Give the count of lines containing the string "matplotlib", with no other output.
═══ Record list
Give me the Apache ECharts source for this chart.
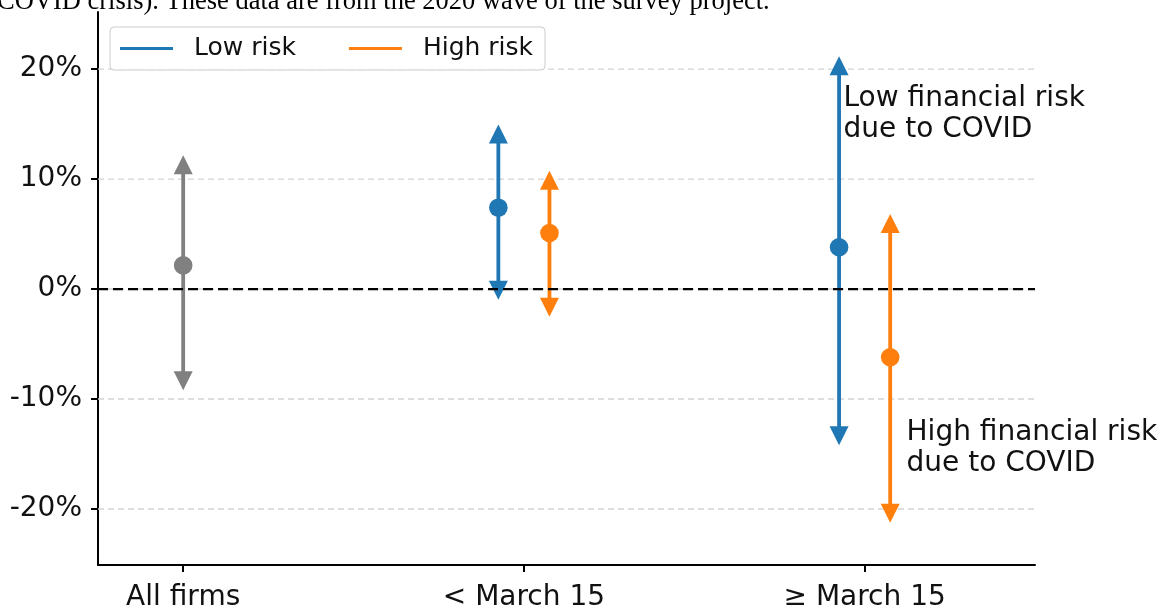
══════
═══ Record list
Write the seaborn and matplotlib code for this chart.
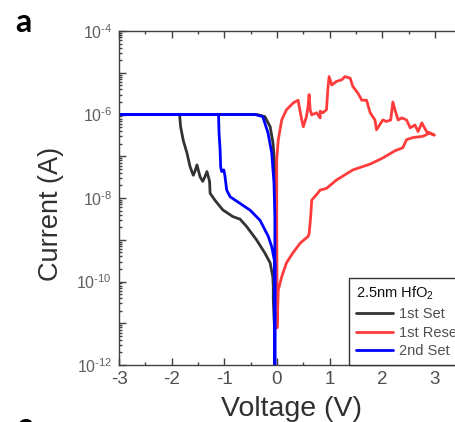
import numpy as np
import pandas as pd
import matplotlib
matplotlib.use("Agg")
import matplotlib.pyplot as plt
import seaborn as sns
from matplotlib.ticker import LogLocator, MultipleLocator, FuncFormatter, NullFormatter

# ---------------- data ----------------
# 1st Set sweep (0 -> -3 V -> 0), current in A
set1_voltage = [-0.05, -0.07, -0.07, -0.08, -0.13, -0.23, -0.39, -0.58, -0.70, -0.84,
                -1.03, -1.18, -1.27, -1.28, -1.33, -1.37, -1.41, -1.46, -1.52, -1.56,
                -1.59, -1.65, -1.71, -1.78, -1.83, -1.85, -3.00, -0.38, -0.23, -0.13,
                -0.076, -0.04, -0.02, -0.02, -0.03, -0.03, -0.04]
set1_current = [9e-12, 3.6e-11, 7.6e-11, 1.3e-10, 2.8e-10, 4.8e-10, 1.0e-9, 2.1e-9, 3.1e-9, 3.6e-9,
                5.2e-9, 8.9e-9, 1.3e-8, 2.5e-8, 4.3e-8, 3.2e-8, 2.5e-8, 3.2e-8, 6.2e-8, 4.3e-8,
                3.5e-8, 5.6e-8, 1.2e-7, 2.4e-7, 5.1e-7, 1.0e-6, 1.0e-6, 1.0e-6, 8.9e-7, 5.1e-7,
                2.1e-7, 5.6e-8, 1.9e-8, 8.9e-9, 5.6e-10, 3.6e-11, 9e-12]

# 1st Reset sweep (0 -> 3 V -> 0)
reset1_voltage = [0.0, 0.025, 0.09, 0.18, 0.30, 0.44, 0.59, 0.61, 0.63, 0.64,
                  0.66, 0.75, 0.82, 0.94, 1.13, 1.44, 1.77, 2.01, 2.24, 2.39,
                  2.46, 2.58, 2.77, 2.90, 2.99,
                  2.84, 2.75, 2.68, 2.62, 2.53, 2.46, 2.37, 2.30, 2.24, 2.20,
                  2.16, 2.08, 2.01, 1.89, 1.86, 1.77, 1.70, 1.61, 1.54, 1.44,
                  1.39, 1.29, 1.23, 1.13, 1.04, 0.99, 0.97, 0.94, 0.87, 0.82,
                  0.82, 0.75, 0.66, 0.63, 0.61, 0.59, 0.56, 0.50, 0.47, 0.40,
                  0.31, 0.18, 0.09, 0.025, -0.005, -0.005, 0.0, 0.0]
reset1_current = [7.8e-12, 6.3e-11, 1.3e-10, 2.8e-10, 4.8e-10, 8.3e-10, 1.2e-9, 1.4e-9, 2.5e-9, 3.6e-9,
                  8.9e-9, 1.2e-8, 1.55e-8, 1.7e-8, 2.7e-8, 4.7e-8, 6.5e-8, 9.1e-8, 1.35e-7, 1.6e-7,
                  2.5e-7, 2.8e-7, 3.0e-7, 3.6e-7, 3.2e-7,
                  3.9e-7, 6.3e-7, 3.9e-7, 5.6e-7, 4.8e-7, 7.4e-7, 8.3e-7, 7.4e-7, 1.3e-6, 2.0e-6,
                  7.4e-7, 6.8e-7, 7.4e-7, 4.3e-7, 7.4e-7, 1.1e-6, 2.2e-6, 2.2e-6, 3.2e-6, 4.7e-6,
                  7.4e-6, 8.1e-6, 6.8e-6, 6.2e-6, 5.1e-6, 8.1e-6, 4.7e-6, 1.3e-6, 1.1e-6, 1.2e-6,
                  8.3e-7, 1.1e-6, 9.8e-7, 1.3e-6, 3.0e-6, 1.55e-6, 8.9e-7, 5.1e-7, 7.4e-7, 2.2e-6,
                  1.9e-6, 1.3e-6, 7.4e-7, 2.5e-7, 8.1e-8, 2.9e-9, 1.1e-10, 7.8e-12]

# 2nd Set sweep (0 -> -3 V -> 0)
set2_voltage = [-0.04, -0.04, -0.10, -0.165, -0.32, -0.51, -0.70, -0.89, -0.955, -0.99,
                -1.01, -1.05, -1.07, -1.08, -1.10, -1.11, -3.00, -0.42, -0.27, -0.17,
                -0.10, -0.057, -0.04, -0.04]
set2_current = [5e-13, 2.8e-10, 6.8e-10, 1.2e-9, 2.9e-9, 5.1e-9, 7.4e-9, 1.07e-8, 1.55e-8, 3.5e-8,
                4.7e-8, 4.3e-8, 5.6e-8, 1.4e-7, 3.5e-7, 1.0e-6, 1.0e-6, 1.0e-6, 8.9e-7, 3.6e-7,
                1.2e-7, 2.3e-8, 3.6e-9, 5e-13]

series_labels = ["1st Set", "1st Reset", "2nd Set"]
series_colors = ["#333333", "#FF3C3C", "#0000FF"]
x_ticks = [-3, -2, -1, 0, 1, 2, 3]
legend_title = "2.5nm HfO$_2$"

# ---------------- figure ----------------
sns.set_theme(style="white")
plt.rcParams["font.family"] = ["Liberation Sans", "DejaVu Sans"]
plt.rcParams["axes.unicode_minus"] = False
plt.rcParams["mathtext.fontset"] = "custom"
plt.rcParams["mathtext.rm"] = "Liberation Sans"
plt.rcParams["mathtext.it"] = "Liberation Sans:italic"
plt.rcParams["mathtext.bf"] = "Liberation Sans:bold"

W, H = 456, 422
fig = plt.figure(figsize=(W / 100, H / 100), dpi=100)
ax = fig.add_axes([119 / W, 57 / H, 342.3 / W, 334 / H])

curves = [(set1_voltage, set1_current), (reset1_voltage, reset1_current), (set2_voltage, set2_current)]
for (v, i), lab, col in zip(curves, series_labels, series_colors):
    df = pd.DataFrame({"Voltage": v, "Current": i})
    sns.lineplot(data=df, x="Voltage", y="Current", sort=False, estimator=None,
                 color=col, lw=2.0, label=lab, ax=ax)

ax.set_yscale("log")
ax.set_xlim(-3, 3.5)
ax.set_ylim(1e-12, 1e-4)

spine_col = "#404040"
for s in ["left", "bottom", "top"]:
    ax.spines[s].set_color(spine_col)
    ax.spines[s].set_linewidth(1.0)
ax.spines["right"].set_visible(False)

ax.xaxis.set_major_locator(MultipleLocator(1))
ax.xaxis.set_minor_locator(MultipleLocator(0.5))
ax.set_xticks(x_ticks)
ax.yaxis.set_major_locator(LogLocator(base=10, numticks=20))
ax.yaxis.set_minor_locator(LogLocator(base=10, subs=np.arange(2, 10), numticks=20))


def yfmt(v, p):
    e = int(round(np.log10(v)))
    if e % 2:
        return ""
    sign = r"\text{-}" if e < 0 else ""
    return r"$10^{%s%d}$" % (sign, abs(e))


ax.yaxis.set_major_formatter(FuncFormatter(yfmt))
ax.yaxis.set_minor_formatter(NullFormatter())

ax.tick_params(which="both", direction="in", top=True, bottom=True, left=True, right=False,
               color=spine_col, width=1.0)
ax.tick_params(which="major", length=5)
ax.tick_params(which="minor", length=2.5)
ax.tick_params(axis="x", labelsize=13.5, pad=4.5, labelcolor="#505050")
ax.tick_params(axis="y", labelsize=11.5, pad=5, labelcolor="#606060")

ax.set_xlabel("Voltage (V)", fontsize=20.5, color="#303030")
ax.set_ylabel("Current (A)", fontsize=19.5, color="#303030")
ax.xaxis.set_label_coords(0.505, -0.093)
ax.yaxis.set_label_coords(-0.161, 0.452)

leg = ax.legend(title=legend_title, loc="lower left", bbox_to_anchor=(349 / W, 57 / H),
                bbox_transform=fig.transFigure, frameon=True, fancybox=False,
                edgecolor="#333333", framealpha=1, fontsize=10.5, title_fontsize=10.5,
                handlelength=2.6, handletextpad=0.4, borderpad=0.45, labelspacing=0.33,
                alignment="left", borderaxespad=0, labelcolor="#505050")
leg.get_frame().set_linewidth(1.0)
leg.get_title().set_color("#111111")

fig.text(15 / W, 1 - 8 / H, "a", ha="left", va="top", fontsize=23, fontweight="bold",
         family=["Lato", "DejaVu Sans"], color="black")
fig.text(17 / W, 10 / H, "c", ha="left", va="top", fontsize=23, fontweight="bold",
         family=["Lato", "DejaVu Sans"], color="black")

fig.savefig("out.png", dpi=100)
══════
■ Complete answer ■
5